Reputation risk in real estate investing arises from six primary sources. Ethical Violations: discrimination, fraud, or dishonest dealing—the most severe category. Operational Failures: poorly maintained properties, unresponsive management, safety hazards—visible evidence of incompetence or neglect. Legal Disputes: lawsuits from tenants, investors, or vendors—even unmeritorious claims generate negative publicity. Regulatory Actions: code violations, Fair Housing complaints, tax disputes—government involvement signals to the market that something is wrong. Social Media and Online Reviews: negative Yelp, Google, or social media posts that are visible to prospective tenants, investors, and partners. Association Risk: being associated with a business partner, vendor, or contractor who engages in unethical behavior—guilt by association is real in small markets.

Case Study: Reputation Damage from Deferred Maintenance

An investor with 40 rental units in a mid-size city deferred exterior maintenance for 3 years to maximize cash flow. Paint peeling, broken fences, and overgrown landscaping led to a series of code enforcement complaints from neighbors. The local newspaper ran a story about "slumlord conditions" that included the investor's name and property addresses. Within 6 months: (1) three quality tenants moved out at lease expiration, citing embarrassment about property conditions, (2) two properties attracted only lower-quality applicants willing to accept poor conditions, (3) a city council member cited the investor's properties as justification for a proposed rental licensing ordinance requiring annual inspections, and (4) the investor's banker flagged the news coverage during a loan renewal review, requiring additional documentation and a property inspection before extending the loan.

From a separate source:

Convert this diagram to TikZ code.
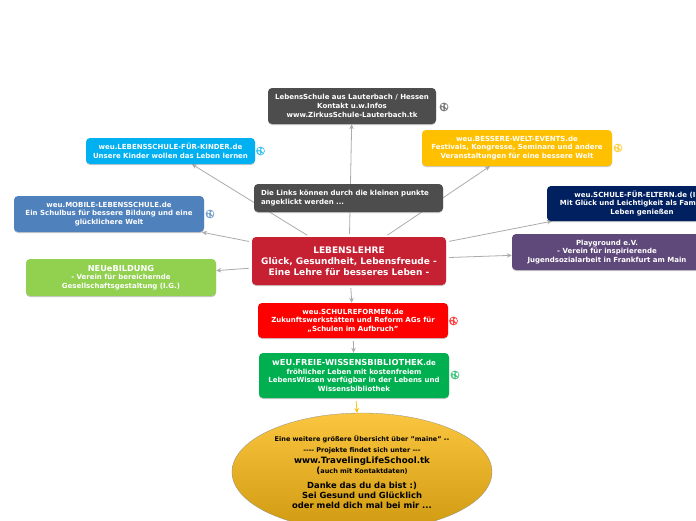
\documentclass[tikz,border=0pt]{standalone}
\usepackage{fontspec}
\setmainfont{DejaVu Sans}
\usepackage{tikz}
\usetikzlibrary{arrows.meta,backgrounds,shadows,shapes.geometric}
\definecolor{darkbox}{HTML}{4D4D4D}
\definecolor{orangebox}{HTML}{FFC000}
\definecolor{bluebox}{HTML}{00B0F0}
\definecolor{steelbox}{HTML}{4F81BD}
\definecolor{limebox}{HTML}{92D050}
\definecolor{crimsonbox}{HTML}{C62033}
\definecolor{navybox}{HTML}{002060}
\definecolor{purplebox}{HTML}{5F497A}
\definecolor{greenbox}{HTML}{00B050}
\definecolor{linkgray}{HTML}{ABABAB}
\definecolor{ovaltop}{HTML}{FBC63F}
\definecolor{ovalbottom}{HTML}{CF9A10}
\tikzset{
  topic/.style={rectangle,rounded corners=4pt,minimum width=190pt,inner sep=0pt,align=center,
    text=white,font=\fontsize{7}{8.7}\selectfont\bfseries,
    drop shadow={shadow xshift=0pt,shadow yshift=-1pt,opacity=.35,fill=black!60}},
  link/.style={draw=linkgray,line width=.8pt,shorten <=3pt,-{Stealth[length=5pt,width=4.5pt]}},
  globe/.pic={
    \fill[#1!75] (0,0) circle (4.4pt);
    \fill[white] (-3,-2.2) -- (-1,-3.2) -- (-.2,-2) -- (-1.6,-.6) -- cycle;
    \fill[white] (.6,-1.6) -- (2.2,-2.8) -- (3.4,-.8) -- (3,1.6) -- (1.6,.6) -- cycle;
    \fill[white] (-2.8,.6) -- (-1.2,.2) -- (-.4,2) -- (-1,3.2) -- cycle;
    \fill[white] (.6,2.2) -- (2,2) -- (1.2,3.4) -- cycle;
  }
}
\begin{document}
\begin{tikzpicture}[x=1pt,y=-1pt]
  \useasboundingbox (0,0) rectangle (696,520);
  \clip (0,0) rectangle (696,520);
  \node[topic,fill=crimsonbox,minimum width=194pt,minimum height=48pt,font=\fontsize{9}{11}\selectfont\bfseries] (central) at (349,261) {LEBENSLEHRE\\Glück, Gesundheit, Lebensfreude -\\Eine Lehre für besseres Leben -};
  \node[topic,fill=darkbox,minimum width=168pt,minimum height=36pt] (zirkus) at (352,106) {LebensSchule aus Lauterbach / Hessen\\Kontakt u.w.Infos\\www.ZirkusSchule-Lauterbach.tk};
  \node[topic,fill=orangebox,minimum height=36pt] (events) at (517,148) {weu.BESSERE-WELT-EVENTS.de\\Festivals, Kongresse, Seminare und andere\\Veranstaltungen für eine bessere Welt};
  \node[topic,fill=bluebox,minimum width=169pt,minimum height=26pt] (kinder) at (170.5,151) {weu.LEBENSSCHULE-FÜR-KINDER.de\\Unsere Kinder wollen das Leben lernen};
  \node[topic,fill=darkbox,minimum width=189pt,minimum height=28pt,text width=175pt,align=left] (hinweis) at (348.5,198) {Die Links können durch die kleinen punkte\\angeklickt werden ...};
  \node[topic,fill=steelbox,minimum height=36pt] (mobile) at (109,214) {weu.MOBILE-LEBENSSCHULE.de\\Ein Schulbus für bessere Bildung und eine\\glücklichere Welt};
  \node[topic,fill=limebox,minimum height=37pt] (bildung) at (121,277.5) {{\fontsize{8.2}{8.7}\selectfont NEUeBILDUNG}\\- Verein für bereichernde\\Gesellschaftsgestaltung (I.G.)};
  \node[topic,fill=navybox,minimum height=35pt] (eltern) at (642,203.5) {weu.SCHULE-FÜR-ELTERN.de (I.G.)\\Mit Glück und Leichtigkeit als Familie das\\Leben genießen};
  \node[topic,fill=purplebox,minimum height=36pt] (playground) at (607,252) {Playground e.V.\\- Verein für inspirierende\\Jugendsozialarbeit in Frankfurt am Main};
  \node[topic,fill=red,minimum height=35pt] (reformen) at (353,320.5) {weu.SCHULREFORMEN.de\\Zukunftswerkstätten und Reform AGs für\\„Schulen im Aufbruch"};
  \node[topic,fill=greenbox,minimum height=45pt] (bibliothek) at (354,375.5) {{\fontsize{8.3}{8.7}\selectfont wEU.FREIE-WISSENSBIBLIOTHEK}.de\\fröhlicher Leben mit kostenfreiem\\LebensWissen verfügbar in der Lebens und\\Wissensbibliothek};
  \node[ellipse,minimum width=260pt,minimum height=118pt,inner sep=0pt,align=center,draw=black!45,line width=.3pt,
    top color=ovaltop,bottom color=ovalbottom,font=\bfseries\fontsize{6.5}{10}\selectfont] (oval) at (362,472)
    {Eine weitere größere Übersicht über "maine" -{}-\\[1pt]
     -{}-{}-{}- Projekte findet sich unter -{}-{}-\\[1pt]
     {\fontsize{8.7}{10}\selectfont www.TravelingLifeSchool.tk}\\
     {\fontsize{8.7}{10}\selectfont (}auch mit Kontaktdaten)\\[5pt]
     {\fontsize{8.4}{10}\selectfont Danke das du da bist :)}\\
     {\fontsize{8.4}{10}\selectfont Sei Gesund und Glücklich}\\
     {\fontsize{8.4}{10}\selectfont oder meld dich mal bei mir ...}};
  \pic at (444,107) {globe=darkbox};
  \pic at (618,148) {globe=orangebox};
  \pic at (260.5,151) {globe=bluebox};
  \pic at (210,214) {globe=steelbox};
  \pic at (453.5,321) {globe=red};
  \pic at (455,375) {globe=greenbox};
  \begin{scope}[on background layer]
    \draw[link] (central) -- (zirkus);
    \draw[link] (central) -- (events);
    \draw[link] (central) -- (kinder);
    \draw[link] (central) -- (mobile);
    \draw[link] (central) -- (bildung);
    \draw[link] (central) -- (eltern);
    \draw[link] (central) -- (playground);
    \draw[link] (central) -- (reformen);
    \draw[link] (reformen) -- (bibliothek);
    \draw[link,draw=orangebox] (bibliothek) -- (oval);
  \end{scope}
\end{tikzpicture}
\end{document}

The total cost of deferred maintenance was approximately $45,000. The cost of the reputational damage—higher vacancy, lower-quality tenants, regulatory scrutiny, and lender friction—exceeded $120,000 over two years.

Reputation Risk Mitigation Strategies

Proactive reputation risk management includes: maintaining all properties to a standard that exceeds minimum code requirements, monitoring online reviews and responding professionally to negative feedback within 48 hours, building media relationships before a crisis (a reporter who knows you as a reliable source will give you the benefit of the doubt), maintaining a crisis communication plan that designates a spokesperson and pre-approves messaging templates, conducting annual reputation audits (search your name and company name online, review tenant reviews, survey vendor and broker relationships), and investing in community goodwill through visible property improvements, neighborhood participation, and charitable involvement. The single most effective reputation mitigation strategy is also the simplest: do what you say you will do, every time, for every stakeholder.

Key Takeaways

  • Six sources of reputation risk: ethical violations, operational failures, legal disputes, regulatory actions, online reviews, and association.
  • Deferred maintenance is one of the most common reputation risks—$45,000 in deferred maintenance created $120,000+ in reputational damage.
  • Online review monitoring and professional response within 48 hours is essential for reputation management.
  • The most effective mitigation strategy: consistently deliver on commitments to every stakeholder.

Common Mistakes to Avoid

Ignoring negative online reviews or responding defensively

Consequence: Unaddressed negative reviews compound over time and become the dominant narrative about the property or management company

Correction: Monitor review platforms weekly, respond to every negative review within 48 hours with empathy and a solution-oriented approach, and request reviews from satisfied tenants to build positive content

Deferring maintenance to improve short-term cash flow without considering reputational impact

Consequence: Visible deferred maintenance drives away quality tenants, attracts code enforcement attention, and signals to lenders and partners that operations are deteriorating

Correction: Maintain all properties to a standard that exceeds minimum code requirements and treat maintenance spending as a reputation investment

Test Your Knowledge

1.What are the six sources of reputation risk identified in this lesson?

2.How quickly should negative online reviews be responded to?

3.In the deferred maintenance case study, what was the ratio of reputational damage to maintenance savings?